• **WHAT TO DO**
Take every line from the first down to the line with "handles = []" and set it down exactly, without the pictures.

___ DATA IN THIS EXERCISE ___

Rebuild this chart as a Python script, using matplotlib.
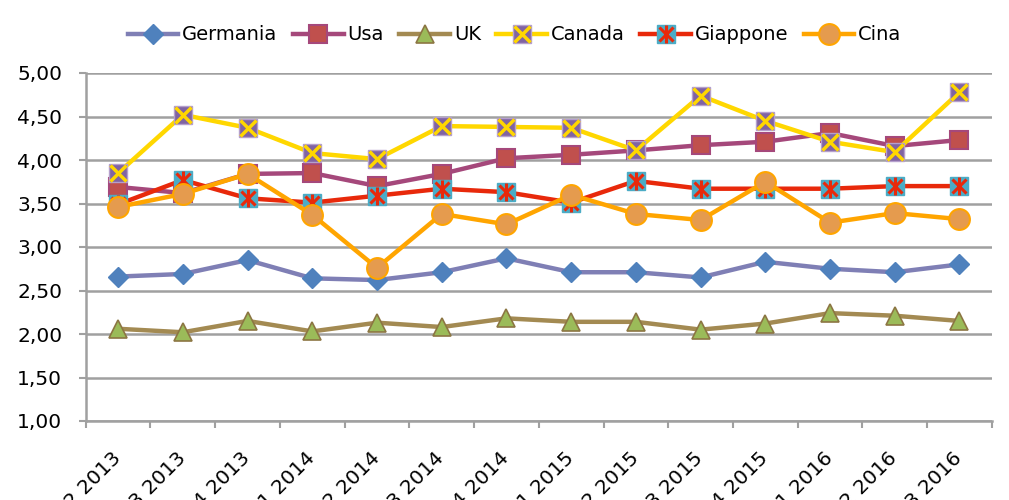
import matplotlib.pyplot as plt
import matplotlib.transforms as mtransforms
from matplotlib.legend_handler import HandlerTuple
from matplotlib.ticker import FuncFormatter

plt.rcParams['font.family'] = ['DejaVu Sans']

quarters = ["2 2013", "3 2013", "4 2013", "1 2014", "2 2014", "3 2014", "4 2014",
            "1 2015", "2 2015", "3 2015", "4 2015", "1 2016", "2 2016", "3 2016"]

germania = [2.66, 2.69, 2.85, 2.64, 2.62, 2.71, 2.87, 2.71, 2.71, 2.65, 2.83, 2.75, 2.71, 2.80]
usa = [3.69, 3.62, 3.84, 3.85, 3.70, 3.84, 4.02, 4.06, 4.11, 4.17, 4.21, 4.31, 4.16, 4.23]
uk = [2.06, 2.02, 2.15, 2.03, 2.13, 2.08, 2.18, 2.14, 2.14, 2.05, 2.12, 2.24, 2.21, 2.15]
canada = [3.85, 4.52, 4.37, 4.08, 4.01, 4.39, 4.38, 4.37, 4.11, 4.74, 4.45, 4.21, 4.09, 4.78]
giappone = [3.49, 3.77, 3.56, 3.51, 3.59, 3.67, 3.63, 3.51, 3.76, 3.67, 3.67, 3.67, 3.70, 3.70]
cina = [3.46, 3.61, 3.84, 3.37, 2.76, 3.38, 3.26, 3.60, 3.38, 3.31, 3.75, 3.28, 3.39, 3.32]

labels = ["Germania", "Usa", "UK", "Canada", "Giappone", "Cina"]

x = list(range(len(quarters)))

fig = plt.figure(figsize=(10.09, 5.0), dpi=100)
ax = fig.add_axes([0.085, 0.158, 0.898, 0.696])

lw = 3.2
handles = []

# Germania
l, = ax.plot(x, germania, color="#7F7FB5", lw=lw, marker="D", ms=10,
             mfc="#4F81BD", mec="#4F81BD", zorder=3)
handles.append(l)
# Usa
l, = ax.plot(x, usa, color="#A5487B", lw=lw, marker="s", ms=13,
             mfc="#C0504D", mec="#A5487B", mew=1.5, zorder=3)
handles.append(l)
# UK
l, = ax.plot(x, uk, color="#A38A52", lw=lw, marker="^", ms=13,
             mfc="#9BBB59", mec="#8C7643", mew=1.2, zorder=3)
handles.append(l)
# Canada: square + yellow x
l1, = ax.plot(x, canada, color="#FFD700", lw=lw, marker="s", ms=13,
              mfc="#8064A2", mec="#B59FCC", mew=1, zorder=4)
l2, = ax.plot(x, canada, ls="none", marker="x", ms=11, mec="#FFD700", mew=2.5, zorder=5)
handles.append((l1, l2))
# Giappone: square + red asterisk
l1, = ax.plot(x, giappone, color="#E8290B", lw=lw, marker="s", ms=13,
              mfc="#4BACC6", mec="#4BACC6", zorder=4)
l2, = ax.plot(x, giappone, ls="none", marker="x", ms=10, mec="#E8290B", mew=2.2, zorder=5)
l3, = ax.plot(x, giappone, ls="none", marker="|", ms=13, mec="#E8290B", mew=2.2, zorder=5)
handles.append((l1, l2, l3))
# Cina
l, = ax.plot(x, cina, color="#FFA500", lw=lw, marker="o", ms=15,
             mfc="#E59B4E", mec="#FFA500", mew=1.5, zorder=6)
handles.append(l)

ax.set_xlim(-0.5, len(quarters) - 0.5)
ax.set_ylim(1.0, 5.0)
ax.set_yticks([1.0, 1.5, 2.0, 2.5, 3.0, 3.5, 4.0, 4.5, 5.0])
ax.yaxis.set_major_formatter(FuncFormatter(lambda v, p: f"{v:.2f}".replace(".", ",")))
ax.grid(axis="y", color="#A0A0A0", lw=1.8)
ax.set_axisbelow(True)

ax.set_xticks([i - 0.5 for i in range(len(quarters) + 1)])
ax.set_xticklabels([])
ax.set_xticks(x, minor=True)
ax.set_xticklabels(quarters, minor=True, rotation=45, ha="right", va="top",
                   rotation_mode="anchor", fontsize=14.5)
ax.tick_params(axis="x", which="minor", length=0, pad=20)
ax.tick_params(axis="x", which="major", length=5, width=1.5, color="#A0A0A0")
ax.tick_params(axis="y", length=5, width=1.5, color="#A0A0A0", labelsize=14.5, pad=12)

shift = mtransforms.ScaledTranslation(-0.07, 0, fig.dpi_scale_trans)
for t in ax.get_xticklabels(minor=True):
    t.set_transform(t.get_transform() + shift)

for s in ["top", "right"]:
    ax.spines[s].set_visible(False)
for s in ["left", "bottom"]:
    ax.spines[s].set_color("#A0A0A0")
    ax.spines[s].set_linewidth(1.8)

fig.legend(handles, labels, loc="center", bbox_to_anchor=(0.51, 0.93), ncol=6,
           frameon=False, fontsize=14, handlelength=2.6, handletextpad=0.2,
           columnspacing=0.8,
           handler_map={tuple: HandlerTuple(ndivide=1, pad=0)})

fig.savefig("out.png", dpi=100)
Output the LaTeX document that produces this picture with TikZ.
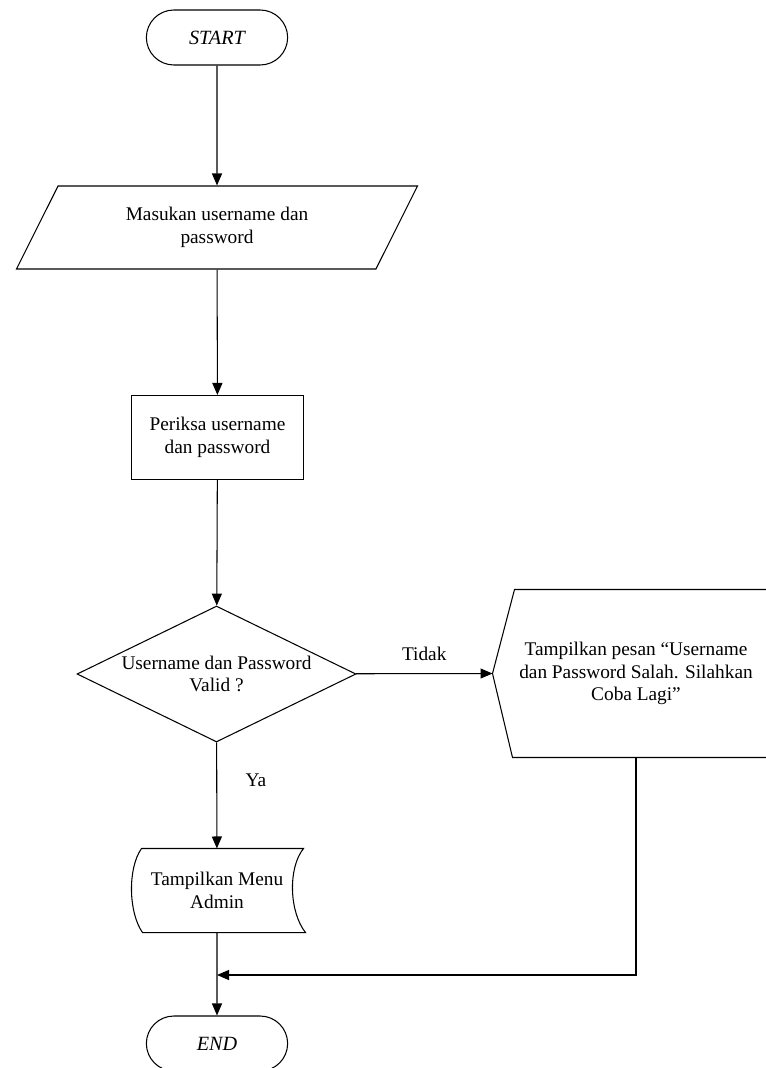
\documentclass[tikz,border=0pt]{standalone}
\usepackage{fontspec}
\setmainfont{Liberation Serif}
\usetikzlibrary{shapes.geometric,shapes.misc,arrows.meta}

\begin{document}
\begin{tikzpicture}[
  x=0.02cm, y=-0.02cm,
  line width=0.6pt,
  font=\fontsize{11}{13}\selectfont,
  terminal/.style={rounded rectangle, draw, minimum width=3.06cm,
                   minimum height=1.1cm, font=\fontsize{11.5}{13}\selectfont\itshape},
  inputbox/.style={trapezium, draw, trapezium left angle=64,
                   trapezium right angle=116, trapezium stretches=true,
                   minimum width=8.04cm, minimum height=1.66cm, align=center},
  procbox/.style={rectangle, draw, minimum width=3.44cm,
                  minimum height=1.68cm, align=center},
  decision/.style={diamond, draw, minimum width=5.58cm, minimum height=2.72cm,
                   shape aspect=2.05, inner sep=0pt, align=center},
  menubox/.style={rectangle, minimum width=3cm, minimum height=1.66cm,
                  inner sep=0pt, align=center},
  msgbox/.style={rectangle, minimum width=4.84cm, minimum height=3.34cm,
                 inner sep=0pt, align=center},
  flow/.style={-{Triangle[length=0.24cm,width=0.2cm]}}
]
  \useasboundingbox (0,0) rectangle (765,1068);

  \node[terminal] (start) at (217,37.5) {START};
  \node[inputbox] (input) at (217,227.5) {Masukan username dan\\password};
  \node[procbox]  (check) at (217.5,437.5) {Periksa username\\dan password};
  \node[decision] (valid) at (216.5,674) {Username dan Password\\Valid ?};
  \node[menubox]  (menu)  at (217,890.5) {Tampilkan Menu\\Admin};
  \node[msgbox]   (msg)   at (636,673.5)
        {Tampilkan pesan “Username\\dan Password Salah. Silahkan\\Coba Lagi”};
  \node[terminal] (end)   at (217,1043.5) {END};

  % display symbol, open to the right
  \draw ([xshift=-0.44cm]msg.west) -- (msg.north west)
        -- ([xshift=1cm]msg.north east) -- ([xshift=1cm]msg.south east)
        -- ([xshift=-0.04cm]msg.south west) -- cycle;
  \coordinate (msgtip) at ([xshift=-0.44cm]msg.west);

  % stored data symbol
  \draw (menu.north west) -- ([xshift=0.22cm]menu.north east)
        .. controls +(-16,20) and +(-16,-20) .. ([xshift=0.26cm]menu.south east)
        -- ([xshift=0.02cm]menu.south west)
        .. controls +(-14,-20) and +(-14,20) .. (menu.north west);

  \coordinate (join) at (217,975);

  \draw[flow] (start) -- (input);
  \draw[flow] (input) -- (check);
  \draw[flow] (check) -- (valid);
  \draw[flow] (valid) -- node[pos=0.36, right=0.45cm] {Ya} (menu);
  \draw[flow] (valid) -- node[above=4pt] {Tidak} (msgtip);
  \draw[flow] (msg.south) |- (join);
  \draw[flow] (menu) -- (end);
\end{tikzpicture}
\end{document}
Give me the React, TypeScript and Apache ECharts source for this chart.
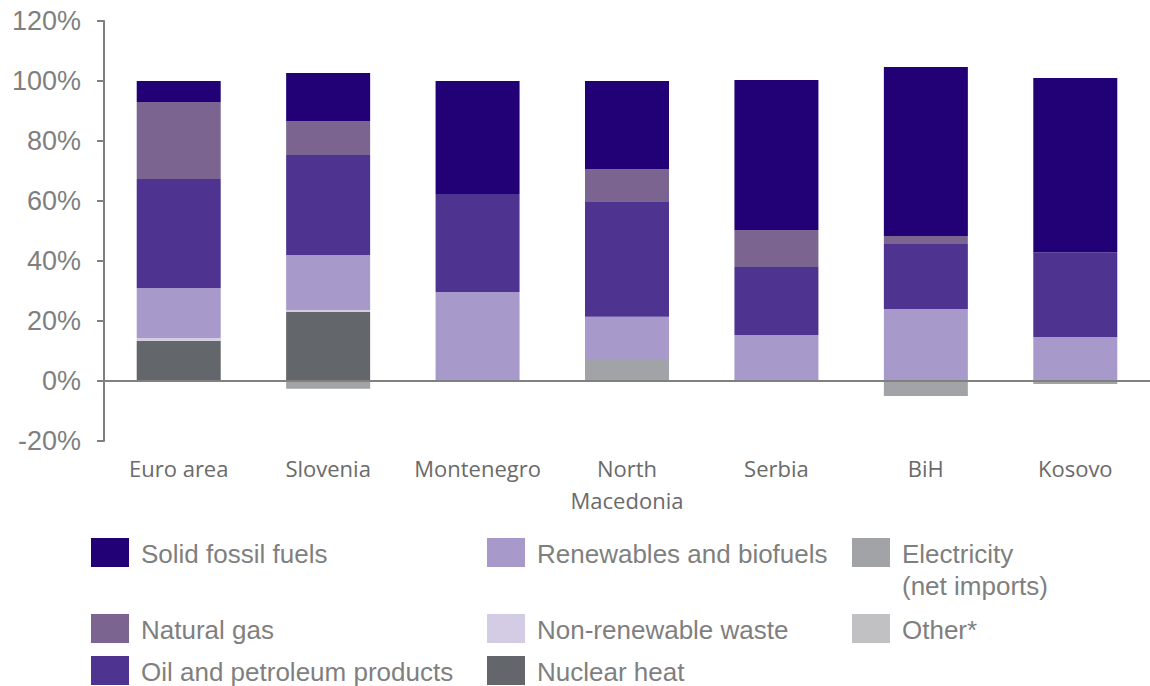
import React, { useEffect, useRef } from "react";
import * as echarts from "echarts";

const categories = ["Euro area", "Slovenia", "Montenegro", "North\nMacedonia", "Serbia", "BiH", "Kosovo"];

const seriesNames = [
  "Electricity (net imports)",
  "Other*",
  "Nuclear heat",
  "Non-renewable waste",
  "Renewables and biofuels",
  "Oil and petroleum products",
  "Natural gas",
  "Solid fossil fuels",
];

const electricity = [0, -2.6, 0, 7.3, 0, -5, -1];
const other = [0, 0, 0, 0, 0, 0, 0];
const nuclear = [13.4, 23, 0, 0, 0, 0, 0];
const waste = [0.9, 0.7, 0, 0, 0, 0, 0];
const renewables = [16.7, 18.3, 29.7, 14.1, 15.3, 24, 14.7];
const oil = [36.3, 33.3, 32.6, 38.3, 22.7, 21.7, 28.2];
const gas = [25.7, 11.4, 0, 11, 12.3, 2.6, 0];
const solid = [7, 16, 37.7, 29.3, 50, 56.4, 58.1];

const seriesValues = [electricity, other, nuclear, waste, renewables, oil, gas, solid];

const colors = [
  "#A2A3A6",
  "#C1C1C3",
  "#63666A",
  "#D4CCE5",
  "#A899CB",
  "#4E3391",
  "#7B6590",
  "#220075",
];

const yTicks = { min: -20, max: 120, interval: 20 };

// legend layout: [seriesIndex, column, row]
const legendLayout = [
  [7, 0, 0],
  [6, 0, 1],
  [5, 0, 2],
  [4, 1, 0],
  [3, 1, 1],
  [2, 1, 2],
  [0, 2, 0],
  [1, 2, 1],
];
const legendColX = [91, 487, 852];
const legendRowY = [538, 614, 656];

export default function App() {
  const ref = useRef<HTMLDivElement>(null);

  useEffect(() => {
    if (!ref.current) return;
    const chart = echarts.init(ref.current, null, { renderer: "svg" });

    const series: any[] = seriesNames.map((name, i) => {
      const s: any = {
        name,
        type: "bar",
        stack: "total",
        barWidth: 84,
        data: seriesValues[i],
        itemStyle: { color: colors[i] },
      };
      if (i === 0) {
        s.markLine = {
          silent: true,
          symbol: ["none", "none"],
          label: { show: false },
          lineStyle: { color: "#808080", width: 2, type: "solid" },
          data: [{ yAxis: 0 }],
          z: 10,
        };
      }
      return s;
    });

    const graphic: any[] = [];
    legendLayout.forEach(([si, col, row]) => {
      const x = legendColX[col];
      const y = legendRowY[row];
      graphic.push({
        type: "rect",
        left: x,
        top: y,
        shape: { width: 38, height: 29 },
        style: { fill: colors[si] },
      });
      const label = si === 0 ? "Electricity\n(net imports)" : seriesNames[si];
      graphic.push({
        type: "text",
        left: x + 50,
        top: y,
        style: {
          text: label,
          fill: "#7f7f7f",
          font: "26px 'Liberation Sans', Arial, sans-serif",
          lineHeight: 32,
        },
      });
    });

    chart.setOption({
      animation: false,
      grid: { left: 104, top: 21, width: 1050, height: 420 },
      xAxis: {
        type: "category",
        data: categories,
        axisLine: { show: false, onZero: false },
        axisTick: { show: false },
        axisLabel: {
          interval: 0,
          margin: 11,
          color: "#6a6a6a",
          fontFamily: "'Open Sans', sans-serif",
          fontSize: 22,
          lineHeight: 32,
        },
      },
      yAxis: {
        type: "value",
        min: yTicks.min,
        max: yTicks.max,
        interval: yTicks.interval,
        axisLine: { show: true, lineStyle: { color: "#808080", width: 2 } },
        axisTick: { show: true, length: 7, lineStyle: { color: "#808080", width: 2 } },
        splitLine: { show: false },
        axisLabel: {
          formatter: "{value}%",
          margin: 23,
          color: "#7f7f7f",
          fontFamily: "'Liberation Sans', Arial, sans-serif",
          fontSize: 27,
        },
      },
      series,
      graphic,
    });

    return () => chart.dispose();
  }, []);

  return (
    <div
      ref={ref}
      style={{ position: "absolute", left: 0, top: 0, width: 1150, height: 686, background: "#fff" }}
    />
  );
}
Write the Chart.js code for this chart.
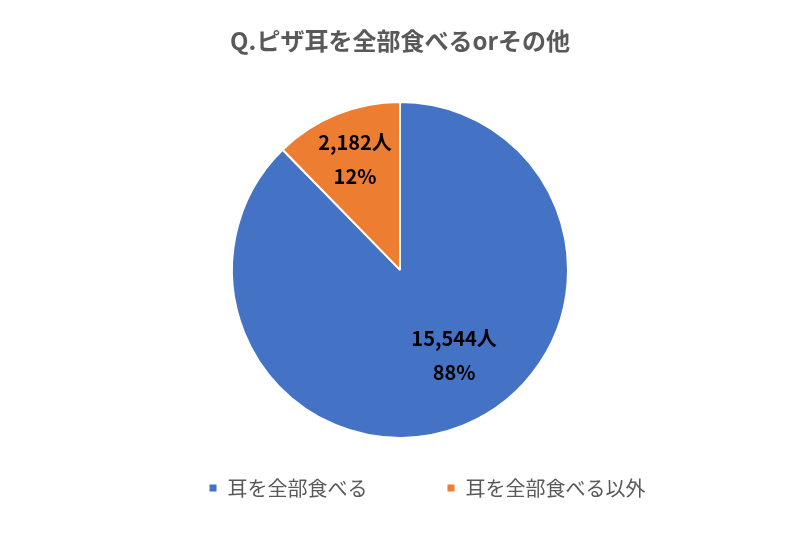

___

• **ANSWER BELOW**
Rebuild this chart as a Python script, using matplotlib.
import matplotlib.pyplot as plt
import matplotlib.transforms as mtransforms
from matplotlib.legend_handler import HandlerTuple
from matplotlib.ticker import FuncFormatter

plt.rcParams['font.family'] = ['DejaVu Sans']

quarters = ["2 2013", "3 2013", "4 2013", "1 2014", "2 2014", "3 2014", "4 2014",
            "1 2015", "2 2015", "3 2015", "4 2015", "1 2016", "2 2016", "3 2016"]

germania = [2.66, 2.69, 2.85, 2.64, 2.62, 2.71, 2.87, 2.71, 2.71, 2.65, 2.83, 2.75, 2.71, 2.80]
usa = [3.69, 3.62, 3.84, 3.85, 3.70, 3.84, 4.02, 4.06, 4.11, 4.17, 4.21, 4.31, 4.16, 4.23]
uk = [2.06, 2.02, 2.15, 2.03, 2.13, 2.08, 2.18, 2.14, 2.14, 2.05, 2.12, 2.24, 2.21, 2.15]
canada = [3.85, 4.52, 4.37, 4.08, 4.01, 4.39, 4.38, 4.37, 4.11, 4.74, 4.45, 4.21, 4.09, 4.78]
giappone = [3.49, 3.77, 3.56, 3.51, 3.59, 3.67, 3.63, 3.51, 3.76, 3.67, 3.67, 3.67, 3.70, 3.70]
cina = [3.46, 3.61, 3.84, 3.37, 2.76, 3.38, 3.26, 3.60, 3.38, 3.31, 3.75, 3.28, 3.39, 3.32]

labels = ["Germania", "Usa", "UK", "Canada", "Giappone", "Cina"]

x = list(range(len(quarters)))

fig = plt.figure(figsize=(10.09, 5.0), dpi=100)
ax = fig.add_axes([0.085, 0.158, 0.898, 0.696])

lw = 3.2
handles = []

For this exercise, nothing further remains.